Brief
Retype the listing below line for line, but only from the line with "What seaborn and" down to the line with "import seaborn as sns", inclusive. Pictures stay out.

Dataset entries
————————
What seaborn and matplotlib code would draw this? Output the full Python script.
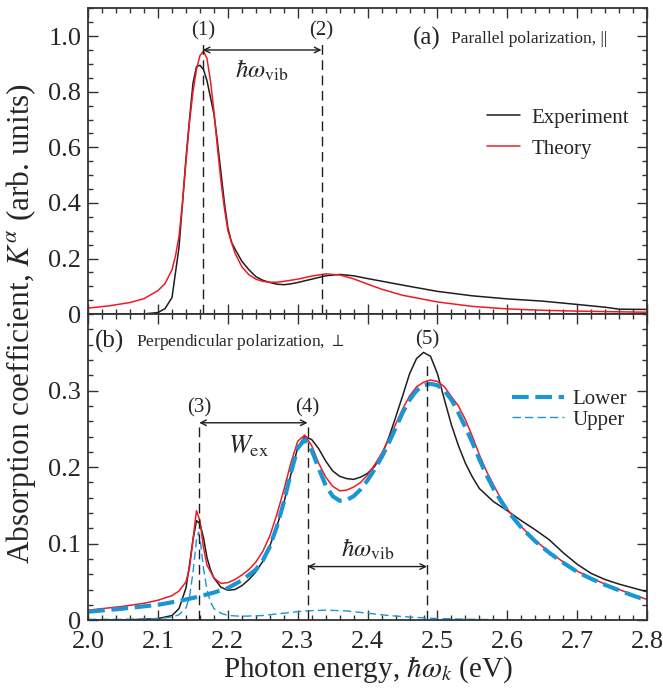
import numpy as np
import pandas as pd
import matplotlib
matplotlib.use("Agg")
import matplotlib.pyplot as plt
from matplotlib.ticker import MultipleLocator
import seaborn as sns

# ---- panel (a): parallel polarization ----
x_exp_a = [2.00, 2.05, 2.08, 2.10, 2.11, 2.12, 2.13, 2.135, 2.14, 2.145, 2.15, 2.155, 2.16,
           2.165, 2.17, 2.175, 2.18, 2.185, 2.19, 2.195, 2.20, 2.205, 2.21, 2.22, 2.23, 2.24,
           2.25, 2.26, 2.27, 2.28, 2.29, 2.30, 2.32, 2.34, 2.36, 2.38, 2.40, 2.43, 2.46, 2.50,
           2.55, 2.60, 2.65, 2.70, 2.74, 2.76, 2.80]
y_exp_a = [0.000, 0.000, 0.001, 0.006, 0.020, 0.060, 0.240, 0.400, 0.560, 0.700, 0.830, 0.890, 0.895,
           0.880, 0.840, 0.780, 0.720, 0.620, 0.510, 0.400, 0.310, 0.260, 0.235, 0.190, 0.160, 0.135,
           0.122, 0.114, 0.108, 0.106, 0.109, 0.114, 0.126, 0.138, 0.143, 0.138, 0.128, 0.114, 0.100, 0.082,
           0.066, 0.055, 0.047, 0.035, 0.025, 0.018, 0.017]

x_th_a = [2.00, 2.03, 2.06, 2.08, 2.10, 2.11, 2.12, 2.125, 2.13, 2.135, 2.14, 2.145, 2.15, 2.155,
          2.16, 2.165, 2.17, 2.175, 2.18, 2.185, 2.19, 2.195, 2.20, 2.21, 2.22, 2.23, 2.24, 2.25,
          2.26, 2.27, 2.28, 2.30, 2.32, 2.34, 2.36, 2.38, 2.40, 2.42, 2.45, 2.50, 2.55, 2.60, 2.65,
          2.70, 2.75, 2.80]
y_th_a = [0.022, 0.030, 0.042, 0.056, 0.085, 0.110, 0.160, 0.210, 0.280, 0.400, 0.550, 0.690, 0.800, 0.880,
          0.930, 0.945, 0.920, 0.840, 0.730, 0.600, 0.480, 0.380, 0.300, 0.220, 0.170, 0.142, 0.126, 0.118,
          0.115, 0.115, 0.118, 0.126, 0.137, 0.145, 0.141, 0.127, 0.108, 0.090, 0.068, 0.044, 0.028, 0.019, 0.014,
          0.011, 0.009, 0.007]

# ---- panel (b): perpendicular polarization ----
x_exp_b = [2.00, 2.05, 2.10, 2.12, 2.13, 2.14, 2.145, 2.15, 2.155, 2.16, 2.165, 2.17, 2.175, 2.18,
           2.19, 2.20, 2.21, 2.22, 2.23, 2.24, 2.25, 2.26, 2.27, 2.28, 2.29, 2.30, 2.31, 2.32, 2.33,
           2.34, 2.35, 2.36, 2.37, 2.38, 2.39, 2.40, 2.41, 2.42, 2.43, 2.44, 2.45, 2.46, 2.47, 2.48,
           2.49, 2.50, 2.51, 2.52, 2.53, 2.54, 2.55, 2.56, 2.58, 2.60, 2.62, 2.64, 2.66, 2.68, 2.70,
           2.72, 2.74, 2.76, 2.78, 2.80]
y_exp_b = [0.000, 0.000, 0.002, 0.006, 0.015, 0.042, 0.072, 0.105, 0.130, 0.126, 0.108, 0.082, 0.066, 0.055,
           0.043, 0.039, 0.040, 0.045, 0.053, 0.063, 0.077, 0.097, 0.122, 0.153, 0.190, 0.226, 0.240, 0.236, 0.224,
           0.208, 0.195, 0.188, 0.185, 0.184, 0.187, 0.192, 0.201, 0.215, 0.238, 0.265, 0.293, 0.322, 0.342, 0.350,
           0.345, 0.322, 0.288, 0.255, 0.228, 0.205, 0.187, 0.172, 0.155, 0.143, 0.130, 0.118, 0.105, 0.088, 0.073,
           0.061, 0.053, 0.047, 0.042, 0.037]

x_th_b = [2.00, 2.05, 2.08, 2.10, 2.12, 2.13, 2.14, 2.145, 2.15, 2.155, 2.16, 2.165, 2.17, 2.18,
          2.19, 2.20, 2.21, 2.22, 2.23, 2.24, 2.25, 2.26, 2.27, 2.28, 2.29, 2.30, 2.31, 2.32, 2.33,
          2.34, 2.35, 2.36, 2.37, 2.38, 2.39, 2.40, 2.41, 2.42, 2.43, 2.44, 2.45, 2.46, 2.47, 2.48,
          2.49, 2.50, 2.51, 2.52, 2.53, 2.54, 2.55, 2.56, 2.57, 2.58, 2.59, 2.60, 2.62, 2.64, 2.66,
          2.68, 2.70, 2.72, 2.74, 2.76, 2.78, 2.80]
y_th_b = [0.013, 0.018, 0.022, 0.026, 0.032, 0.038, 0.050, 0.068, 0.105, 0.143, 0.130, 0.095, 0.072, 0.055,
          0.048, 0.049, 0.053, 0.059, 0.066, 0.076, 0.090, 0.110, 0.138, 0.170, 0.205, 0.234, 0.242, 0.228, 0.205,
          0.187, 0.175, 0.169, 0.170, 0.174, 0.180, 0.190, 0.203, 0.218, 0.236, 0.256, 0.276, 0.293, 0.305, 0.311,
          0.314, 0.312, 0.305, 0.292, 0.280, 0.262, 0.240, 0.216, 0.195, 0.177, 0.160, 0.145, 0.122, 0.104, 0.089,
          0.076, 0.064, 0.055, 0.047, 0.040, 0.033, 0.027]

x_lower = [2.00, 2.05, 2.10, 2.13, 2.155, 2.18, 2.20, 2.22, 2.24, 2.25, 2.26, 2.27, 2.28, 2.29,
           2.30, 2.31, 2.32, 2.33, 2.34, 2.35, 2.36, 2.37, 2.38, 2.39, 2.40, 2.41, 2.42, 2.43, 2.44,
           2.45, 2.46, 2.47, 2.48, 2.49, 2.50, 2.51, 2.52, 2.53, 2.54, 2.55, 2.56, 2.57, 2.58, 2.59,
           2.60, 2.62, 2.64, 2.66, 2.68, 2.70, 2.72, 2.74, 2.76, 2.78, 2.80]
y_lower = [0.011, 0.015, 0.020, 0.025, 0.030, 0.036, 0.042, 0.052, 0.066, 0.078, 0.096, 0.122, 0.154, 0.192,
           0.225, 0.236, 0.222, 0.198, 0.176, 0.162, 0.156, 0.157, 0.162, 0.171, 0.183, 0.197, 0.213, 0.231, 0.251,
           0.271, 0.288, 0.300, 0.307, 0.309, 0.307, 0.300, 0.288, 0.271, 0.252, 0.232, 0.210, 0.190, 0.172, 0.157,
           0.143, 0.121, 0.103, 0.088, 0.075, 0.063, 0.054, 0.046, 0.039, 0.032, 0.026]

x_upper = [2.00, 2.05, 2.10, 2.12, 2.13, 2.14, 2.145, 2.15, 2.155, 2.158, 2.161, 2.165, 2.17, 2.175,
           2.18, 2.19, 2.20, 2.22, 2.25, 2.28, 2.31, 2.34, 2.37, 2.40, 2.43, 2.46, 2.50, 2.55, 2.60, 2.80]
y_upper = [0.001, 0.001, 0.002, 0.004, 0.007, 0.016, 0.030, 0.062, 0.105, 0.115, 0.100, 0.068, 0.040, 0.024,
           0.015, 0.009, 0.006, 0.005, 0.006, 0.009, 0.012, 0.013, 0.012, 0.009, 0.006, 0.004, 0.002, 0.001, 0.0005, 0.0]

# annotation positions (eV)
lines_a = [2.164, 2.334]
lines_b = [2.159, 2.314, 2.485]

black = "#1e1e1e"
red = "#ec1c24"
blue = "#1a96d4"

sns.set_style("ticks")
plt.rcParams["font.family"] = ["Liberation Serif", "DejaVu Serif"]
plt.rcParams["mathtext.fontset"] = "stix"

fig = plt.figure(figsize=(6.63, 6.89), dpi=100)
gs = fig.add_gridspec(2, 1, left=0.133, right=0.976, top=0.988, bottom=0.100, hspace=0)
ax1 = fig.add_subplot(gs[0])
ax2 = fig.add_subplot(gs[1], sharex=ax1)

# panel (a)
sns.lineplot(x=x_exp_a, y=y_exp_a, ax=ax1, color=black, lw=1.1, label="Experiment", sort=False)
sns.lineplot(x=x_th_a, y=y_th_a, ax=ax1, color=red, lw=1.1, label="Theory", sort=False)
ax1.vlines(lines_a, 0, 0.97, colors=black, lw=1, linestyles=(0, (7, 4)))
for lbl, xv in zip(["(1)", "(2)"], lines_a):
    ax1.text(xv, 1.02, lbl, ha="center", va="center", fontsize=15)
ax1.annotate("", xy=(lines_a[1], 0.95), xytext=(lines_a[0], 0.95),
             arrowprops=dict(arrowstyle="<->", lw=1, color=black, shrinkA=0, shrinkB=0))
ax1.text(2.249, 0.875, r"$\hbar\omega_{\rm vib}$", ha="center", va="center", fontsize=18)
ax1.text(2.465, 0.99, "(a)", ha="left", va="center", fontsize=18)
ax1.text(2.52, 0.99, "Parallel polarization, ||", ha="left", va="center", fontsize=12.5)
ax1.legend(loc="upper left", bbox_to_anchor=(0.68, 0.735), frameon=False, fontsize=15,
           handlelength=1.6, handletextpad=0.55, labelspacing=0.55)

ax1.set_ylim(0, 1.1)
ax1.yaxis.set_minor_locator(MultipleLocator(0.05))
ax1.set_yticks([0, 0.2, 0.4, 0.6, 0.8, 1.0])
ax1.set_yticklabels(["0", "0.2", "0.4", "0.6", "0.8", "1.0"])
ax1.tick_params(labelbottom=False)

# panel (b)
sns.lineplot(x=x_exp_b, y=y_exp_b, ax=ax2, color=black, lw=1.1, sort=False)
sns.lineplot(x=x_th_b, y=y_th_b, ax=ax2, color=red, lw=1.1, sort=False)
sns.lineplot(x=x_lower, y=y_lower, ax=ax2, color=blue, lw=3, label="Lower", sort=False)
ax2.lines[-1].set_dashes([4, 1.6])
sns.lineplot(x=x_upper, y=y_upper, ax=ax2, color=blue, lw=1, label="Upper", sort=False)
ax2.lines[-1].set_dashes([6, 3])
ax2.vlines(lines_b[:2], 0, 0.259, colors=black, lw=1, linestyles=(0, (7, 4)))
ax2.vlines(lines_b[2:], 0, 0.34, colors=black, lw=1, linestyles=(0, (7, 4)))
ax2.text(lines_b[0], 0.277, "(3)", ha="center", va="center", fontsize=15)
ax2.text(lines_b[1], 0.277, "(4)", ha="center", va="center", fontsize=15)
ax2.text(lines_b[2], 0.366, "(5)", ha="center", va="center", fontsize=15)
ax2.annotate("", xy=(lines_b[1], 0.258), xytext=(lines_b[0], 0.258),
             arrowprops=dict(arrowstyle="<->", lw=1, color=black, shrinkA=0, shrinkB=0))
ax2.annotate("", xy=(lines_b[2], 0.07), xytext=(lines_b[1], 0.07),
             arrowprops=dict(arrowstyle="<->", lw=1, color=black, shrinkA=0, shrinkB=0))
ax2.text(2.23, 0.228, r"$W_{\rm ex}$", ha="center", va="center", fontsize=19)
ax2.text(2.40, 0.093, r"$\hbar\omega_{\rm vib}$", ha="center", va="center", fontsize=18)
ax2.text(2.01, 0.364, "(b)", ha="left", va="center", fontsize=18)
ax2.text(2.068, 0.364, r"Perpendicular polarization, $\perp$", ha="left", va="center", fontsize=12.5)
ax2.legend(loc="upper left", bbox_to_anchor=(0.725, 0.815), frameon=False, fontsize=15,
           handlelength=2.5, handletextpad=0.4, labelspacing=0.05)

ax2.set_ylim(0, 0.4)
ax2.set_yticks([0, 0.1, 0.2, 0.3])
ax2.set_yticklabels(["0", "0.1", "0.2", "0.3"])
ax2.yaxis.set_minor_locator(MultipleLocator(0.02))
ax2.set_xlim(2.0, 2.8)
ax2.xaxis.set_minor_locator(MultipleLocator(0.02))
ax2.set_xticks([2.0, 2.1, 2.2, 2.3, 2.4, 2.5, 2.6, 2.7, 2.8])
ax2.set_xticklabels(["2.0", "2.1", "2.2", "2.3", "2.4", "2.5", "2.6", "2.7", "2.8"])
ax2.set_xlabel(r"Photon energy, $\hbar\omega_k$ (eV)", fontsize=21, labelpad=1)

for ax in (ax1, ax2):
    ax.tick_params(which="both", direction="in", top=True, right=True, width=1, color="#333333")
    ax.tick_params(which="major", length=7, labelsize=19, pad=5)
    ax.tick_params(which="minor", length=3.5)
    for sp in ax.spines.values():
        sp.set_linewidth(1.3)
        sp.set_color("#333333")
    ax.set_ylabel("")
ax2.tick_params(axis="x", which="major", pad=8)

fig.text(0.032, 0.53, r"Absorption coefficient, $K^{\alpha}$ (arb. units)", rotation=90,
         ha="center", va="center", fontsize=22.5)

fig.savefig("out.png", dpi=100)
————————
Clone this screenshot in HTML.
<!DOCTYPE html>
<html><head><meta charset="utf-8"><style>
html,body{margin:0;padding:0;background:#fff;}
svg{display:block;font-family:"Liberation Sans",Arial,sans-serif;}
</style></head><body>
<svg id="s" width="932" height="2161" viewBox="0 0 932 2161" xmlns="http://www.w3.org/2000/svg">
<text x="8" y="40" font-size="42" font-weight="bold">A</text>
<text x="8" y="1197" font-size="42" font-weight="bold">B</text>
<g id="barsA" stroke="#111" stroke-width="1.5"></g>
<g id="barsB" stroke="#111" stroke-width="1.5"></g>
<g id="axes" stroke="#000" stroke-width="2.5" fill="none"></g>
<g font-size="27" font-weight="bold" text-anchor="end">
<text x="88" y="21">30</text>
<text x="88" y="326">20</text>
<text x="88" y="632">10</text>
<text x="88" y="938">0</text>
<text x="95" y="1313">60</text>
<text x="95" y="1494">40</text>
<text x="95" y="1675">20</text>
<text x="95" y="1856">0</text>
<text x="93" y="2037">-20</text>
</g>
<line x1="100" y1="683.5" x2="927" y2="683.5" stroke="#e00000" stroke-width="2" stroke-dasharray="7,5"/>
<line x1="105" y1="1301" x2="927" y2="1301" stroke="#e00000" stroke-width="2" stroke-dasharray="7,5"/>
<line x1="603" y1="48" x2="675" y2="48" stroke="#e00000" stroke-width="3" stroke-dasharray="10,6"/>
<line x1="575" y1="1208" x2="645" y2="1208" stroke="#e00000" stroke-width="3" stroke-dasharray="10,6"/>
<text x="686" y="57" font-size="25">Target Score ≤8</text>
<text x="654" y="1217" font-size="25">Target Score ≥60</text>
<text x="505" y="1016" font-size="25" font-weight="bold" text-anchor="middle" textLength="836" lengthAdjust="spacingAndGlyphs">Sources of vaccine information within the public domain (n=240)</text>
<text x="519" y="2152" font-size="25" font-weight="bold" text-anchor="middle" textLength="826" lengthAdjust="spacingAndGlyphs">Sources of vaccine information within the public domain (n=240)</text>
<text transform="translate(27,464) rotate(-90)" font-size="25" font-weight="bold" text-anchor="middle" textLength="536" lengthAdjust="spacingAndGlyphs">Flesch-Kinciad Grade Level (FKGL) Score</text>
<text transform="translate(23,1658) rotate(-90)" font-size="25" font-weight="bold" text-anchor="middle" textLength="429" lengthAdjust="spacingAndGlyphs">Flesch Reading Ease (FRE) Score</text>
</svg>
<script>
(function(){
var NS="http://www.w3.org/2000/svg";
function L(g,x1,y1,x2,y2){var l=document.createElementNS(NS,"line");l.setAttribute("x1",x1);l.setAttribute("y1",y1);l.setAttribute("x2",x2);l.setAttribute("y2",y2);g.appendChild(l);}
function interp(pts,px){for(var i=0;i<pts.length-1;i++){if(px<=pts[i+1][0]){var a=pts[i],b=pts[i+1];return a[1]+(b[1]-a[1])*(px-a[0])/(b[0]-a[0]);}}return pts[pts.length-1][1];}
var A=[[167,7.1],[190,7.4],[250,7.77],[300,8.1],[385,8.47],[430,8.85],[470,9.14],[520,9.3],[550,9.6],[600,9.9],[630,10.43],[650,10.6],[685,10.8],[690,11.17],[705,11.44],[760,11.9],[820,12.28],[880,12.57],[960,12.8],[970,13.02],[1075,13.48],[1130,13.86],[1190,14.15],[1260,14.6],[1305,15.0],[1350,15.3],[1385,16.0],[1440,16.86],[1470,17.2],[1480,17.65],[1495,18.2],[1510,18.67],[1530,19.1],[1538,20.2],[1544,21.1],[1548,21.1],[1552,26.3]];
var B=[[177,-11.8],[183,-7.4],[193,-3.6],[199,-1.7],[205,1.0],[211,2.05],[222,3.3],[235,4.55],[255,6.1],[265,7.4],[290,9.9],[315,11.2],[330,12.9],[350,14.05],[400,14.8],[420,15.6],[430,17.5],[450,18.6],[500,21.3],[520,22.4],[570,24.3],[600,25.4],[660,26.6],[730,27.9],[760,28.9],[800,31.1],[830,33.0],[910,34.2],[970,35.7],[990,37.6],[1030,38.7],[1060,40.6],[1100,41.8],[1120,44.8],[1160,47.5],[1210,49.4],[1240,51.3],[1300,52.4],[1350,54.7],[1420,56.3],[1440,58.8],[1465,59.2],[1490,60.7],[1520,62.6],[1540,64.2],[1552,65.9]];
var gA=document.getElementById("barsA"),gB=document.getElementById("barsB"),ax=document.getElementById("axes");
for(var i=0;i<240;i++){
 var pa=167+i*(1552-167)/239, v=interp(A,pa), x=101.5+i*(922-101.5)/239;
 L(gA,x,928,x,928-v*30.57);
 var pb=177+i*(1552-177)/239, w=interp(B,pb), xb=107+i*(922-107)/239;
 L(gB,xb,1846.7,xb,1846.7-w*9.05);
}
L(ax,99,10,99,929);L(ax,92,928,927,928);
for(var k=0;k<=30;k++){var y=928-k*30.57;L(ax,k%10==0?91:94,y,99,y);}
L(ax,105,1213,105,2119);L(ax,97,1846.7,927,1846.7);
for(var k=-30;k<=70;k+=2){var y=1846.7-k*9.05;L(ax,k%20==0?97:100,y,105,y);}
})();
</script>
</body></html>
————————
The answer
What seaborn and matplotlib code would draw this? Output the full Python script.
import numpy as np
import pandas as pd
import matplotlib
matplotlib.use("Agg")
import matplotlib.pyplot as plt
from matplotlib.ticker import MultipleLocator
import seaborn as sns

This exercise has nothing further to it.